I can't believe you wrote this review less than 31 hours after watching that thing. Did you take notes?

Ok, I can't wait to talk to you about the Dreamscape issue!!! I might type it here later tonight if people will leave me alone in this house.

PLEASE make your blog facebook likable.

lisa said...

It's entirely possible a second viewing would alter my whole perception of a thing. I hope so. A movie like this should be a whole different experience every time you see it.

Hmm. The Facebook thing. If I can find a way to do it without actually signing up on Facebook I will. I don't think they'll let me get away with that, though.

enriquefeto said...

Personally I loved the Hans Zimmer score! It's not exactly subtle, but it brings an operatic dimension to the film that really kicked it up a notch or ten. Of course, I'm all about big, intruding scores (i.e. Star Wars) ... it's the old fashioned way to do it, and I don't think I'll ever get sick of it.

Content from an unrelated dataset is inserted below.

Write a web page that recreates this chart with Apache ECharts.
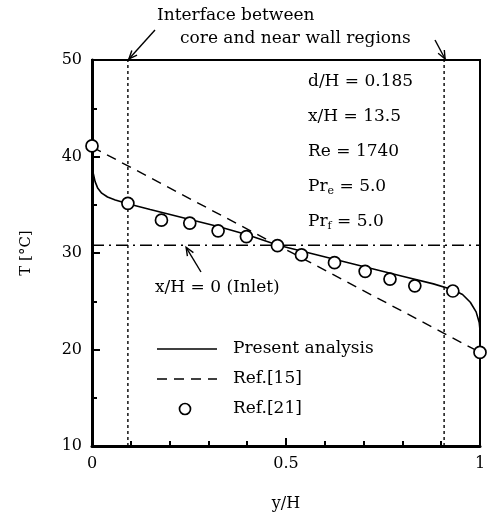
<!DOCTYPE html>
<html><head><meta charset="utf-8">
<script src="https://cdn.jsdelivr.net/npm/echarts@6/dist/echarts.min.js"></script>
<style>html,body{margin:0;padding:0;background:#fff}#c{width:489px;height:517px}</style>
</head><body><div id="c"></div>
<script>
// ---- data ----
const presentAnalysis = [[0,39.2],[0.003,38.3],[0.008,37.4],[0.015,36.7],[0.025,36.2],[0.04,35.8],[0.06,35.5],[0.0925,35.1],[0.15,34.5],[0.25,33.5],[0.33,32.7],[0.4,31.9],[0.48,30.8],[0.55,30.1],[0.64,29.2],[0.72,28.4],[0.8,27.6],[0.88,26.8],[0.93,26.2],[0.955,25.7],[0.975,24.9],[0.99,23.9],[0.998,22.8],[1,22.0]];
const ref15 = [[0,41.0],[1,19.7]];
const ref21 = [[0,41.1],[0.0925,35.15],[0.179,33.4],[0.252,33.1],[0.325,32.3],[0.398,31.7],[0.478,30.76],[0.54,29.8],[0.625,29.0],[0.704,28.1],[0.768,27.3],[0.832,26.6],[0.93,26.06],[1,19.7]];
const inletT = 30.8;
const interfaceX = [0.0925, 0.9075];
const xTicks = [0, 0.5, 1];
const yTicks = [10, 20, 30, 40, 50];
const params = ['d/H = 0.185','x/H = 13.5','Re = 1740','Pr_e = 5.0','Pr_f = 5.0'];

const FONT = 'DejaVu Serif';
const chart = echarts.init(document.getElementById('c'));
const grid = {left:92, right:9, top:60, bottom:71};
const series = [
  {type:'line', data:presentAnalysis, showSymbol:false, lineStyle:{color:'#000',width:1.6}, z:5},
  {type:'line', data:ref15, showSymbol:false, lineStyle:{color:'#000',width:1.4,type:[10,7]}, z:4},
  {type:'line', data:[[0,inletT],[1,inletT]], showSymbol:false, lineStyle:{color:'#000',width:1.4,type:[12,5,2,5]}, z:3},
  {type:'line', data:[[interfaceX[0],10],[interfaceX[0],50]], showSymbol:false, lineStyle:{color:'#000',width:1.4,type:[3,3]}, z:3},
  {type:'line', data:[[interfaceX[1],10],[interfaceX[1],50]], showSymbol:false, lineStyle:{color:'#000',width:1.4,type:[3,3]}, z:3},
  {type:'scatter', data:ref21, symbol:'circle', symbolSize:12, itemStyle:{color:'#fff',borderColor:'#000',borderWidth:1.7,opacity:1}, z:10, clip:false}
];
chart.setOption({
  animation:false,
  grid:Object.assign({show:true, borderColor:'#000', borderWidth:2}, grid),
  xAxis:{type:'value', min:0, max:1, interval:0.5,
    axisLine:{lineStyle:{color:'#000',width:3}},
    axisTick:{inside:true,length:8,lineStyle:{color:'#000',width:2}},
    minorTick:{show:true,splitNumber:5,length:5,lineStyle:{color:'#000',width:2}},
    splitLine:{show:false},
    axisLabel:{color:'#000',fontFamily:FONT,fontSize:16,margin:10,
      formatter:v=>xTicks.includes(v)?String(v):''},
    name:'y/H', nameLocation:'middle', nameGap:50,
    nameTextStyle:{color:'#000',fontFamily:FONT,fontSize:16}},
  yAxis:{type:'value', min:10, max:50, interval:10,
    axisLine:{lineStyle:{color:'#000',width:3}},
    axisTick:{inside:true,length:8,lineStyle:{color:'#000',width:2}},
    minorTick:{show:true,splitNumber:2,length:5,lineStyle:{color:'#000',width:2}},
    splitLine:{show:false},
    axisLabel:{color:'#000',fontFamily:FONT,fontSize:16,margin:10,
      formatter:v=>yTicks.includes(v)?String(v):''},
    name:'T [°C]', nameLocation:'middle', nameGap:58, nameRotate:90,
    nameTextStyle:{color:'#000',fontFamily:FONT,fontSize:15}},
  series:series
});

function px(p){return chart.convertToPixel({gridIndex:0}, p);}
const FS = '17px "'+FONT+'"';
const txt = (x,y,text,extra)=>Object.assign({type:'text',x:x,y:y,style:Object.assign({text:text,fill:'#000',font:FS,textVerticalAlign:'middle'},extra||{})});
function arrow(x1,y1,x2,y2){
  const a=Math.atan2(y2-y1,x2-x1), L=9, w=0.4;
  return [
    {type:'line',shape:{x1:x1,y1:y1,x2:x2,y2:y2},style:{stroke:'#000',lineWidth:1.4}},
    {type:'polyline',shape:{points:[[x2-L*Math.cos(a-w),y2-L*Math.sin(a-w)],[x2,y2],[x2-L*Math.cos(a+w),y2-L*Math.sin(a+w)]]},style:{stroke:'#000',lineWidth:1.4,fill:null}}
  ];
}
const tipL = px([interfaceX[0],50]), tipR = px([interfaceX[1],50]);
const tipIn = px([0.24,inletT]);
const g = [];
g.push(txt(157,16,'Interface between'));
g.push(txt(180,39,'core and near wall regions'));
g.push(...arrow(155,30,tipL[0]+1,tipL[1]-1));
g.push(...arrow(435,40,tipR[0]+1,tipR[1]-1));
g.push(...arrow(201,272,tipIn[0]+1,tipIn[1]+2));
g.push(txt(155,288,'x/H = 0 (Inlet)'));
// parameter block
const rich = {n:{fontSize:17,fontFamily:FONT,fill:'#000'}, s:{fontSize:11,fontFamily:FONT,fill:'#000',padding:[9,0,0,0]}};
params.forEach((p,i)=>{
  let t;
  if(p.indexOf('_')>=0){const m=p.match(/^(\w+)_(\w)(.*)$/); t='{n|'+m[1]+'}{s|'+m[2]+'}{n|'+m[3]+'}';}
  else t='{n|'+p+'}';
  g.push({type:'text',x:308,y:82+i*35,style:{text:t,rich:rich,fill:'#000',font:FS,textVerticalAlign:'middle'}});
});
// legend
g.push({type:'line',shape:{x1:157,y1:349,x2:217,y2:349},style:{stroke:'#000',lineWidth:1.6}});
g.push(txt(233,349,'Present analysis'));
g.push({type:'line',shape:{x1:157,y1:379,x2:217,y2:379},style:{stroke:'#000',lineWidth:1.4,lineDash:[10,7]}});
g.push(txt(233,379,'Ref.[15]'));
g.push({type:'circle',shape:{cx:185,cy:409,r:5.5},style:{stroke:'#000',lineWidth:1.7,fill:'#fff'}});
g.push(txt(233,409,'Ref.[21]'));
chart.setOption({graphic:g});
</script></body></html>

As far as why the dreams weren't more dreamlike, well... it's that little suitcase machine thing, don't cha know! It made everything... uh... more normal and stuff. :)

lisa said...

Ah! the old magical suitcase argument. Jeff says I'm just not suspending my disbelief in sufficient amounts, and I suppose that's probably true... but something about it makes me NOT WANT TO. Like Nolan is asking just a little bit too much of me. I should watch it again... Maybe I'll fall in love.